Do this:
Leave out the pictures, and retype only the lines from the beginning of the material through the line that contains "STEP = 70 / _PX_PER_CAT", including both.

◆ ◆ ◆

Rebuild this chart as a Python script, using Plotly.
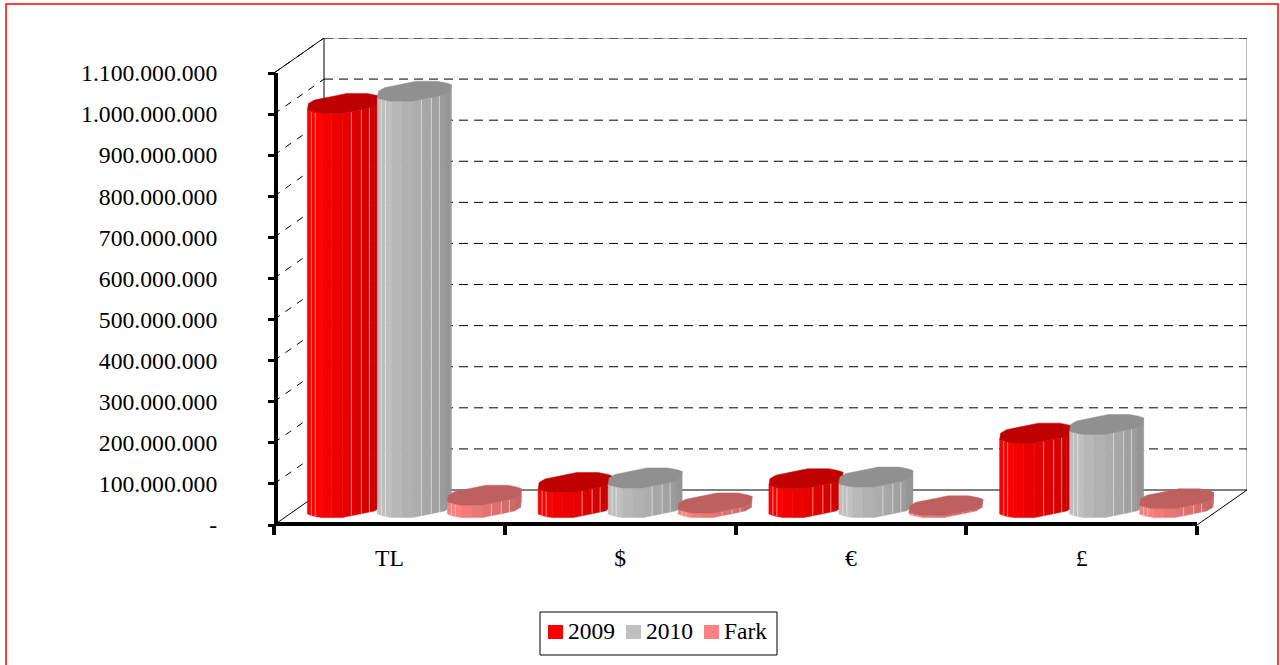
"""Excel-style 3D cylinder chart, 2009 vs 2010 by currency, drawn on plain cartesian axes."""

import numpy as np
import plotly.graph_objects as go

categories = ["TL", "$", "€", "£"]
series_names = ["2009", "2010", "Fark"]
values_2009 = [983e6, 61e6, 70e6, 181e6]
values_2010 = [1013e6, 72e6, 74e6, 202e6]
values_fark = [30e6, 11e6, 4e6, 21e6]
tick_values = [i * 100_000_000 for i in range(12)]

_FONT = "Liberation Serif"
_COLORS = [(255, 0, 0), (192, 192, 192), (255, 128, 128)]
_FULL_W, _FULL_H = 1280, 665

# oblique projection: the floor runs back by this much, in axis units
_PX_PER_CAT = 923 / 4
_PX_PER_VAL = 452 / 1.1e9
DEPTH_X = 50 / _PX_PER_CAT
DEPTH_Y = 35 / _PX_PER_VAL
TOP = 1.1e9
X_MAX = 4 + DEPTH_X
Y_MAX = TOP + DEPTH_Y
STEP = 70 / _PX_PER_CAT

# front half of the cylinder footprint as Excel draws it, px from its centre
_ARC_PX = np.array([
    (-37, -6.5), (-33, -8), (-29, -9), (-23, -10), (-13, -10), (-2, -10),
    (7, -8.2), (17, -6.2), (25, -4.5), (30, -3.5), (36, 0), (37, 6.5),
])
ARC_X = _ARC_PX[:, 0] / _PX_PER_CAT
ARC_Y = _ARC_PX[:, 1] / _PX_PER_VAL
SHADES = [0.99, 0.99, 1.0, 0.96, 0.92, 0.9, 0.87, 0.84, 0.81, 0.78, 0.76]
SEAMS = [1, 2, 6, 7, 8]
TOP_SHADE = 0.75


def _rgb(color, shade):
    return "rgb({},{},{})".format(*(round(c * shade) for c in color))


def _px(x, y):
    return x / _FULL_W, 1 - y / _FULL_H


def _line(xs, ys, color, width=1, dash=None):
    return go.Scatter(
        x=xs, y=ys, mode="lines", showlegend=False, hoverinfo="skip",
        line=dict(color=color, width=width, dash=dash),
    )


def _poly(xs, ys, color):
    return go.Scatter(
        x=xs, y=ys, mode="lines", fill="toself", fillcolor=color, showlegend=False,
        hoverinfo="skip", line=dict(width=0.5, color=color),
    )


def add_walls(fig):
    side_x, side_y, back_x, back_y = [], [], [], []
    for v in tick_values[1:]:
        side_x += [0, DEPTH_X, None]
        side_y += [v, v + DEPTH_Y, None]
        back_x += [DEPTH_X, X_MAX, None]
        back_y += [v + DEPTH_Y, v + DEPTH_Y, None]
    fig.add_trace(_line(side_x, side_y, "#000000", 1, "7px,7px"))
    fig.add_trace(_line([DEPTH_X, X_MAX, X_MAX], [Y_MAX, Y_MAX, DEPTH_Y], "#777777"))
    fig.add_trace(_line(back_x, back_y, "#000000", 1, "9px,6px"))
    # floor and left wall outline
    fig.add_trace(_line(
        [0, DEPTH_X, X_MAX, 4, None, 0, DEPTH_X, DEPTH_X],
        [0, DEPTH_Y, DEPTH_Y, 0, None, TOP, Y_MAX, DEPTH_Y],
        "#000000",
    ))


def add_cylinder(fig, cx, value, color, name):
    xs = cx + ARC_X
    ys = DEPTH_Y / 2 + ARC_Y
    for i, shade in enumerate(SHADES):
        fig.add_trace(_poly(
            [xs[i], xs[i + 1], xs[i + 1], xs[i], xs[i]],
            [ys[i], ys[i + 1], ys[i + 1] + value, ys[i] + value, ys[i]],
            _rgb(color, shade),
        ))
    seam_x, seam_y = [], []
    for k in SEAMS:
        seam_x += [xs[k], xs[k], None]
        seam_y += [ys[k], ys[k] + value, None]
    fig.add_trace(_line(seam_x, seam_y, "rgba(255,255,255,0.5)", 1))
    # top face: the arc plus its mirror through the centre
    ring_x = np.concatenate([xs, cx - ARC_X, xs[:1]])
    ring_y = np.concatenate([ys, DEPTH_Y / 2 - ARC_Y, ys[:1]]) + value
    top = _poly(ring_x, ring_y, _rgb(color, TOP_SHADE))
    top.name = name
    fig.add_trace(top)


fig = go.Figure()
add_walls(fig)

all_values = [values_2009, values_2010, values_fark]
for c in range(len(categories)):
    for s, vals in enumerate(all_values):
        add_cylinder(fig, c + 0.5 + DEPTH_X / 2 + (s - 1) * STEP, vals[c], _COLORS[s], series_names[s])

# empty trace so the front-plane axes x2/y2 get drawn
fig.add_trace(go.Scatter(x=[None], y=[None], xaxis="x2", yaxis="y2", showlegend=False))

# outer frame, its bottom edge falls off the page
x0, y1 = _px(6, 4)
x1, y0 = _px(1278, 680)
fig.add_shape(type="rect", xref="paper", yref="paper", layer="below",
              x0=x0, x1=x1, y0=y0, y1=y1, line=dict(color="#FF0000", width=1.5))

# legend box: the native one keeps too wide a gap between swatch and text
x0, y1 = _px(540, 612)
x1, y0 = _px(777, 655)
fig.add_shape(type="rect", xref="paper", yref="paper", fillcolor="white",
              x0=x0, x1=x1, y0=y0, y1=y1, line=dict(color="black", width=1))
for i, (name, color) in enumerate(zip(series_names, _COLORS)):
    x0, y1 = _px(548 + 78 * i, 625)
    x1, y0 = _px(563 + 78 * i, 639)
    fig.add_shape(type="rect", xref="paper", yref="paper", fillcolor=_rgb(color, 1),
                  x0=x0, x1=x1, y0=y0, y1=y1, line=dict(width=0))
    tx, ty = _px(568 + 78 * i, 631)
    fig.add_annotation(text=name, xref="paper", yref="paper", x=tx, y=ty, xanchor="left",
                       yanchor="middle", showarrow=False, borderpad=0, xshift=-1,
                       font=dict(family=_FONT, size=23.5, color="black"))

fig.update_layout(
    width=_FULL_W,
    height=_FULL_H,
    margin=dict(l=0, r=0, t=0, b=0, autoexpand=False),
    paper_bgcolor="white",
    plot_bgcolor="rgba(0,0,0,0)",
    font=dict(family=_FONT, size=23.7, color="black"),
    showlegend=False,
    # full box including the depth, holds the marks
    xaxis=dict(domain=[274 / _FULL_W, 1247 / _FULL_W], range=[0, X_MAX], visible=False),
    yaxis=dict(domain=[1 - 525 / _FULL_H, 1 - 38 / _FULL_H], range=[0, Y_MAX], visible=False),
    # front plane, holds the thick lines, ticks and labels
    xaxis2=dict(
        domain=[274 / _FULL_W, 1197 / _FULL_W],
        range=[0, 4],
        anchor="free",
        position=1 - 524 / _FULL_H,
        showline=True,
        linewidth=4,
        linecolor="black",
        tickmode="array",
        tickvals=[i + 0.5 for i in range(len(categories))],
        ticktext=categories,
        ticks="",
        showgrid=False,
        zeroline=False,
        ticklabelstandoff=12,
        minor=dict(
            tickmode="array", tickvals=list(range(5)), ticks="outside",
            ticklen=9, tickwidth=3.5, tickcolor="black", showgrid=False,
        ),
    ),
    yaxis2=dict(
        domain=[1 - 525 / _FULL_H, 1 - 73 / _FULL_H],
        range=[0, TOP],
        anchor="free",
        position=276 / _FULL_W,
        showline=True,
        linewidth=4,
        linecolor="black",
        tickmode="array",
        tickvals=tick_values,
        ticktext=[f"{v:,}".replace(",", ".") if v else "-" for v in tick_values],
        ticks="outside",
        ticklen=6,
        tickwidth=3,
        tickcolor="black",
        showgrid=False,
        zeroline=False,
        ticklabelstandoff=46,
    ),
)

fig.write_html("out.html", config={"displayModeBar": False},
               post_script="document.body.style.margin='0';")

◆ ◆ ◆

Exercise output:
Rebuild this chart as a Python script, using Plotly.
"""Excel-style 3D cylinder chart, 2009 vs 2010 by currency, drawn on plain cartesian axes."""

import numpy as np
import plotly.graph_objects as go

categories = ["TL", "$", "€", "£"]
series_names = ["2009", "2010", "Fark"]
values_2009 = [983e6, 61e6, 70e6, 181e6]
values_2010 = [1013e6, 72e6, 74e6, 202e6]
values_fark = [30e6, 11e6, 4e6, 21e6]
tick_values = [i * 100_000_000 for i in range(12)]

_FONT = "Liberation Serif"
_COLORS = [(255, 0, 0), (192, 192, 192), (255, 128, 128)]
_FULL_W, _FULL_H = 1280, 665

# oblique projection: the floor runs back by this much, in axis units
_PX_PER_CAT = 923 / 4
_PX_PER_VAL = 452 / 1.1e9
DEPTH_X = 50 / _PX_PER_CAT
DEPTH_Y = 35 / _PX_PER_VAL
TOP = 1.1e9
X_MAX = 4 + DEPTH_X
Y_MAX = TOP + DEPTH_Y
STEP = 70 / _PX_PER_CAT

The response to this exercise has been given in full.